### Work to complete
Do any lines in the data below contain "seaborn"? If so, copy every one of them.

[Figure scripts]
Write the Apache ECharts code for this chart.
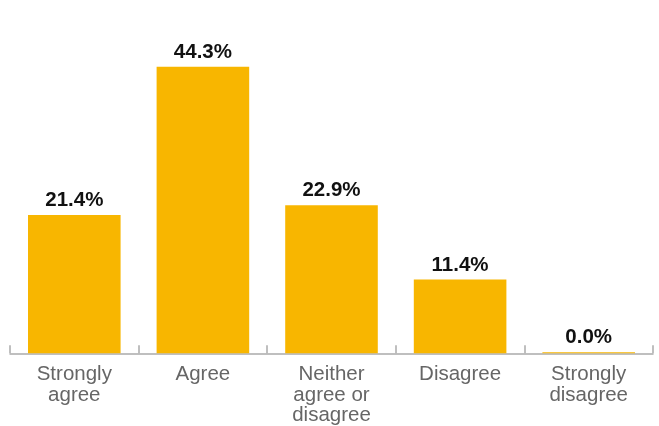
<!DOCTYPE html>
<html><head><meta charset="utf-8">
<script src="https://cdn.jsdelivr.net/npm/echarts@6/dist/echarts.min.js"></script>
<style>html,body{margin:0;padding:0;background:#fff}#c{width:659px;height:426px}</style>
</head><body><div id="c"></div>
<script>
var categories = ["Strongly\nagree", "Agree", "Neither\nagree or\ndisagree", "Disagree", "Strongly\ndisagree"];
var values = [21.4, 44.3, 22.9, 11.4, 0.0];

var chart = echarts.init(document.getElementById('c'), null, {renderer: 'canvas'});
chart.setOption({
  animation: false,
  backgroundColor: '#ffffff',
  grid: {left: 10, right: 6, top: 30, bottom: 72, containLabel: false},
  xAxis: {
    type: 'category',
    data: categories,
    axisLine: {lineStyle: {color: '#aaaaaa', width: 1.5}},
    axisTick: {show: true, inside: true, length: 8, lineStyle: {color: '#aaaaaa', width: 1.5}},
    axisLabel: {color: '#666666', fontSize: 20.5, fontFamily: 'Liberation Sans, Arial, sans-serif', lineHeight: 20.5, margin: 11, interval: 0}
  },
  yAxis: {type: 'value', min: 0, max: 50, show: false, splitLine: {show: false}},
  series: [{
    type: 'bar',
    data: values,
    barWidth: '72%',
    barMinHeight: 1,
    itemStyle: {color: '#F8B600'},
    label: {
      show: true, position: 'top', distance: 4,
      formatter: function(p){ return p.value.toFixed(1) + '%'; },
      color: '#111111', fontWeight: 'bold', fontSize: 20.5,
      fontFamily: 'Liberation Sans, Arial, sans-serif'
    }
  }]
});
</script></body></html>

--

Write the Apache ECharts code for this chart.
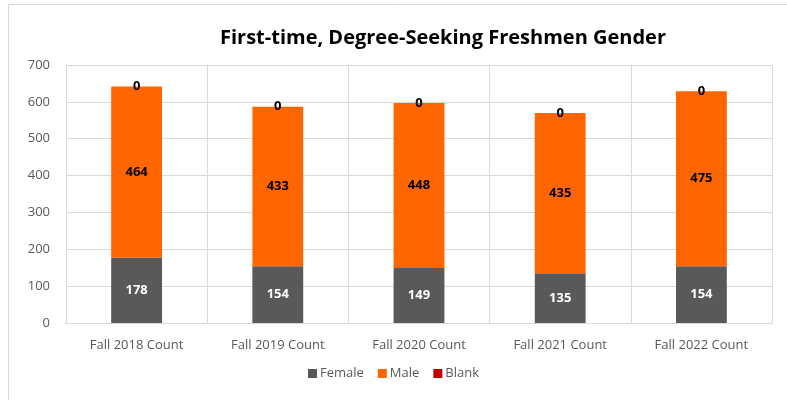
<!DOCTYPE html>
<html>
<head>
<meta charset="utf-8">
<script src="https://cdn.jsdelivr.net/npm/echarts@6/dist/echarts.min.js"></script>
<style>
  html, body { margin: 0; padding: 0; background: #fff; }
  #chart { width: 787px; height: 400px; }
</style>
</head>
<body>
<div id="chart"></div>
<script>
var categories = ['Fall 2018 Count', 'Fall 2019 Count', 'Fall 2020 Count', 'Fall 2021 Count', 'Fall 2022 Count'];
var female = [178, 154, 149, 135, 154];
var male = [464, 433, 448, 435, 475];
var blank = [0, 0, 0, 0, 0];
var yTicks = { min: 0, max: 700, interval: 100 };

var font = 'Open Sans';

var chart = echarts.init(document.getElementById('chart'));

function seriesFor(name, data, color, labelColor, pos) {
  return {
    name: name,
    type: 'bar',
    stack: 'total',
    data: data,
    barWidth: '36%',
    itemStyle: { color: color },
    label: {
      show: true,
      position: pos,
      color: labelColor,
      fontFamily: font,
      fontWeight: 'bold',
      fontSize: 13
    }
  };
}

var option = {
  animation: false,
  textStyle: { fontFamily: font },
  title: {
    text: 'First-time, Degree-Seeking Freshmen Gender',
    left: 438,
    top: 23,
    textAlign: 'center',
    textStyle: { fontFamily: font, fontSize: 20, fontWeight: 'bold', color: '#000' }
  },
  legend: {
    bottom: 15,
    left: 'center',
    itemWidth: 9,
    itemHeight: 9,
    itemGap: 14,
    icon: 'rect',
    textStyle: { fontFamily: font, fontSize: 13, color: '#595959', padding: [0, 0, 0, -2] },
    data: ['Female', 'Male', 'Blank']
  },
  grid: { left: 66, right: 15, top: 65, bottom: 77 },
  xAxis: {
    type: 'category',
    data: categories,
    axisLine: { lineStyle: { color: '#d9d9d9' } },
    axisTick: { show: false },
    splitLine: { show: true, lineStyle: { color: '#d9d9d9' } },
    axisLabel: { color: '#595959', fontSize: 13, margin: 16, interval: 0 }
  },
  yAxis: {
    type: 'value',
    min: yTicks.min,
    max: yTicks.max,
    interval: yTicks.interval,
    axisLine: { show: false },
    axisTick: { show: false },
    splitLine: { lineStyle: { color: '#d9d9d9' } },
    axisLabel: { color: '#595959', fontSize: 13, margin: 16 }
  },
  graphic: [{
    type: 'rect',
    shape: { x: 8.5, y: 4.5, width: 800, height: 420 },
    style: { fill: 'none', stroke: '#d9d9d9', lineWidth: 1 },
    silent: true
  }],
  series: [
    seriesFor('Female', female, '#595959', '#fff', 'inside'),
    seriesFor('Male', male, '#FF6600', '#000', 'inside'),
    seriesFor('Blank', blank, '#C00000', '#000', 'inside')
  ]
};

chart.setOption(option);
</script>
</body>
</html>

...

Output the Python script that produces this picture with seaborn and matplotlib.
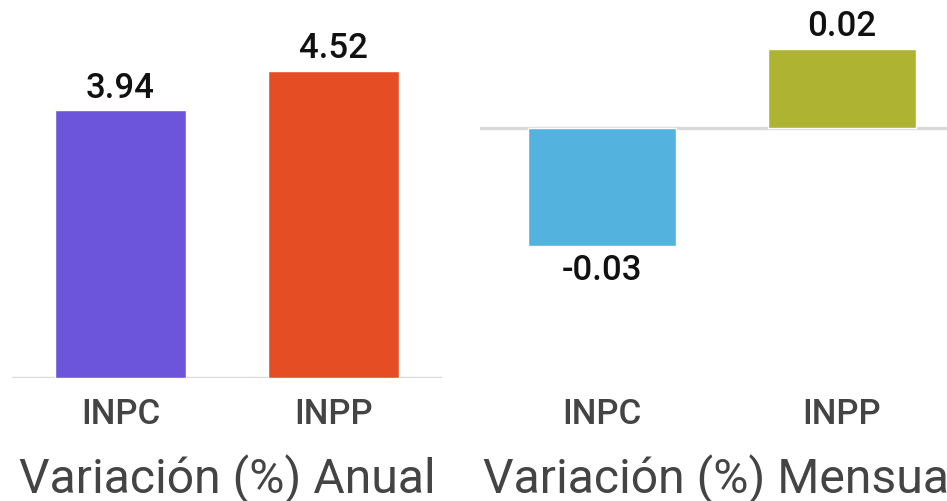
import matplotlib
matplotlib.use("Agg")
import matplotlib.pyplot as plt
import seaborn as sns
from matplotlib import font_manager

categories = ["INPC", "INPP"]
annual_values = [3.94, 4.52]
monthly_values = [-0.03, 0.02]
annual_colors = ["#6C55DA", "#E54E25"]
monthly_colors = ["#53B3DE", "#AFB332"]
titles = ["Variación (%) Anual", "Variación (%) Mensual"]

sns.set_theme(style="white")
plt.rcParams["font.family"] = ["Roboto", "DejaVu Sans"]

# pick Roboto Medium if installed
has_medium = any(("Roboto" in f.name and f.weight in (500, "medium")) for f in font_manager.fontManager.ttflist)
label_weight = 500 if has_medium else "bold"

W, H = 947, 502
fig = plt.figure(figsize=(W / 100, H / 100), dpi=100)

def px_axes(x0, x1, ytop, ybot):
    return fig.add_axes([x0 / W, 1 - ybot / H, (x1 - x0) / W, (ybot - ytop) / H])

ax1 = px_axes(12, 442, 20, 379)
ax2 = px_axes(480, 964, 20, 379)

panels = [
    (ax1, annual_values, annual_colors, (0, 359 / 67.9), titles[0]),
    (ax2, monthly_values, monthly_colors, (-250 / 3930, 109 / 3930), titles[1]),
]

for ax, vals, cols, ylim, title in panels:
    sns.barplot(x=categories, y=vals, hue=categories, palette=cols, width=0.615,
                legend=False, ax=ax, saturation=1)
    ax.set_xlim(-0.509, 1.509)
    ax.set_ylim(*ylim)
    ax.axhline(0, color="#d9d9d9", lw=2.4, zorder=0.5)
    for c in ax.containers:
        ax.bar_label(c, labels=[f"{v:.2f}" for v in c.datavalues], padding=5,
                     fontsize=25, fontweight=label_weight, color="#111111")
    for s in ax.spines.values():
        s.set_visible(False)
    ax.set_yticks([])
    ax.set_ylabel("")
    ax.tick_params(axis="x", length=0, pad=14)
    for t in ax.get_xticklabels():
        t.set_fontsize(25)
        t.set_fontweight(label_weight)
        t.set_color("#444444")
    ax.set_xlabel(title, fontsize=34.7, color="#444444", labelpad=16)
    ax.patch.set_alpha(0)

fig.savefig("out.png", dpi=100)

### Solution to this exercise
Output the Python script that produces this picture with seaborn and matplotlib.
import seaborn as sns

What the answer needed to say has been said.